Democratic Connecticut Rep. Elizabeth Esty is facing increasing pressure to resign over her handling of an abusive chief of staff, who was allowed to remain on staff for three months after being accused of punching a female staffer and threatening to kill her.
Not only did Esty allow her former chief of staff, Tony Baker, to remain in his paid position for months after the accusations, she also wrote a positive recommendation to help him land his next job at Sandy Hook Promise, a Connecticut-based nonprofit.
The Hartford Courant, Connecticut’s largest newspaper, published an editorial on Friday demanding Esty resign over the scandal.
“After learning about the allegations against her chief of staff, Ms. Esty, the Democratic U.S. Representative for Connecticut’s 5th District, should have ensured that her former staffer was safe and that the man who’d threatened her was held accountable. Instead, she circled the wagons, called the lawyers and kept things quiet,” the Courant wrote. “That’s appalling.”
“Ms. Esty had every opportunity — and every responsibility — to at least suspend Mr. Baker on the spot and hold him accountable for his behavior. Instead, she went with the script that has cloaked sexual assault and harassment in Congress for decades. She is complicit,” the paper added.

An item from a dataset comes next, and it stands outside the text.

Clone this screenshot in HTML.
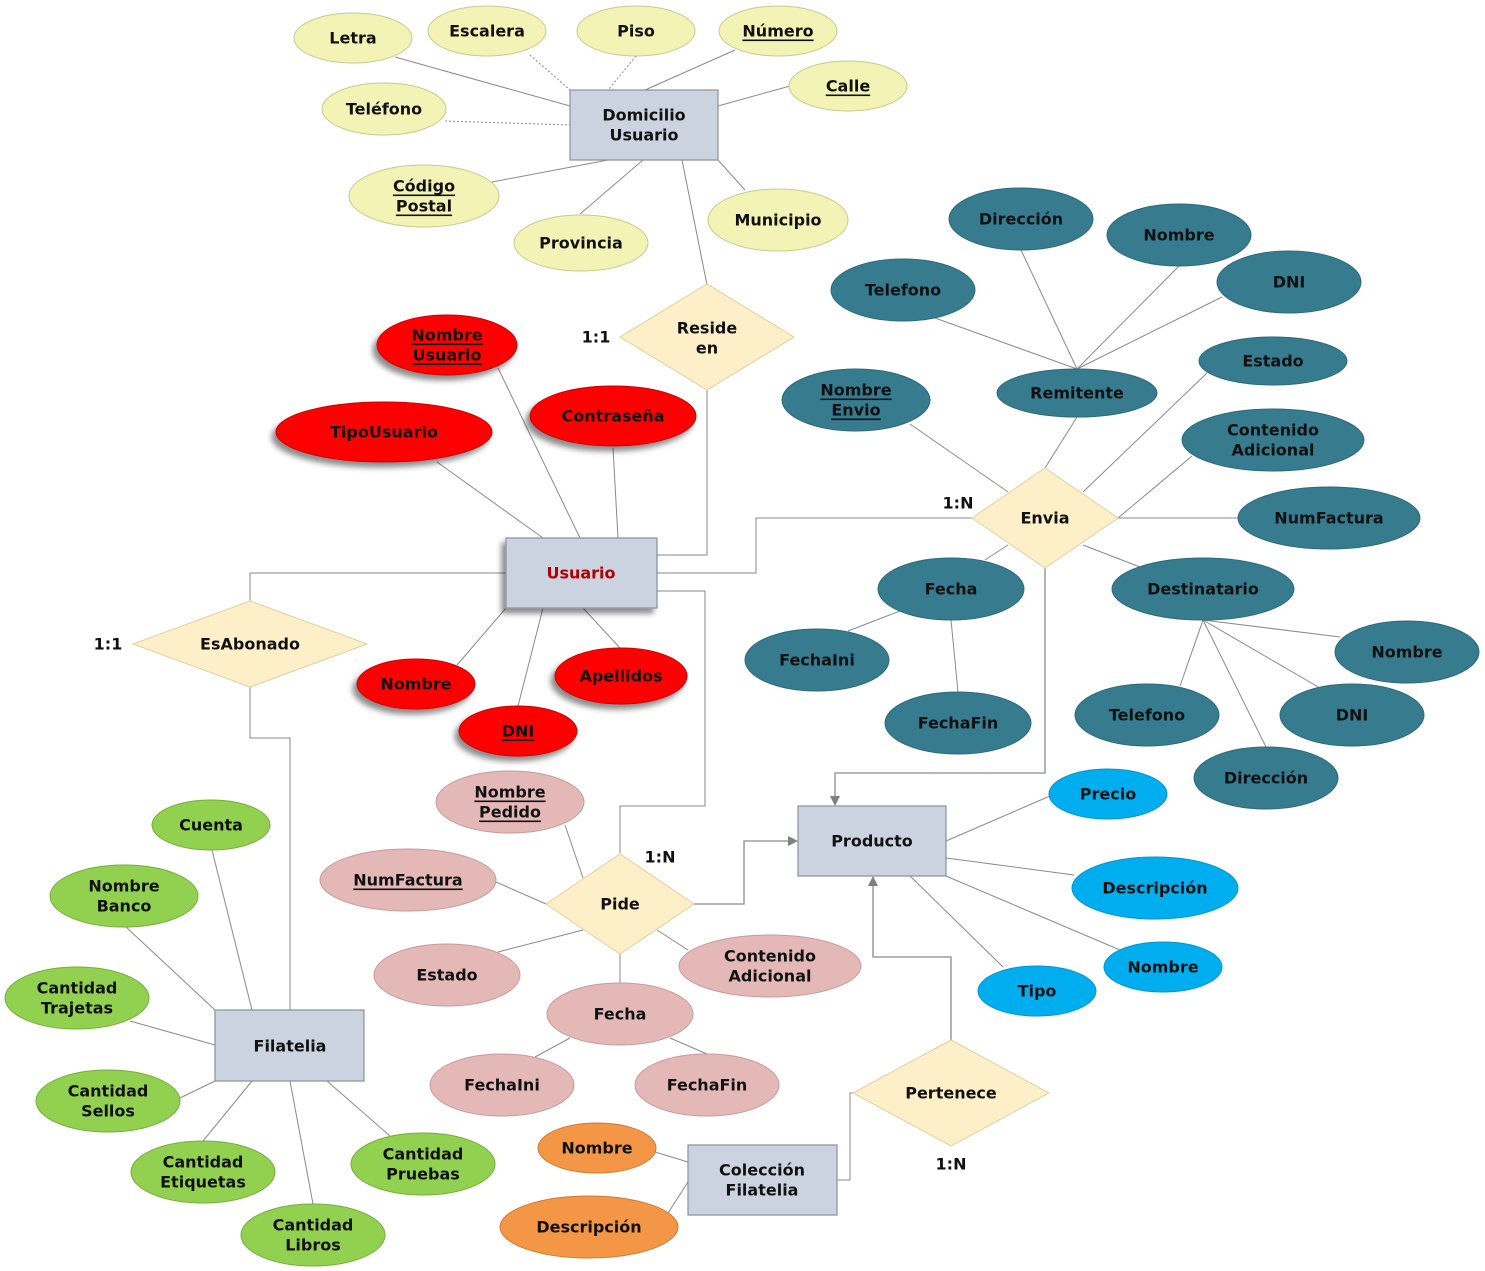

Esty should resign over the scandal, Connecticut Republican state chair J.R. Romano said on Thursday. “She wrote [Baker] a glowing recommendation and helped him get another job after he was known to be abusive,” Romano said. “The Democratic Party in this state needs to join me in calling for Elizabeth Esty to resign.”
The National Republican Congressional Committee (NRCC) issued a statement on Friday calling on Esty to resign.
“Elizabeth Esty orchestrated one of the most disturbing Washington cover-ups in recent memory,” NRCC spokesman Chris Martin said. “There is no place for someone who protects abusers in Congress, and she should resign immediately.”
Esty called on Democratic Michigan Rep. John Conyers to resign when he was accused of sexual harassment in 2017, the Courant noted.
“Time was up for John Conyers,” the paper concluded. “And now, time is up for Elizabeth Esty.”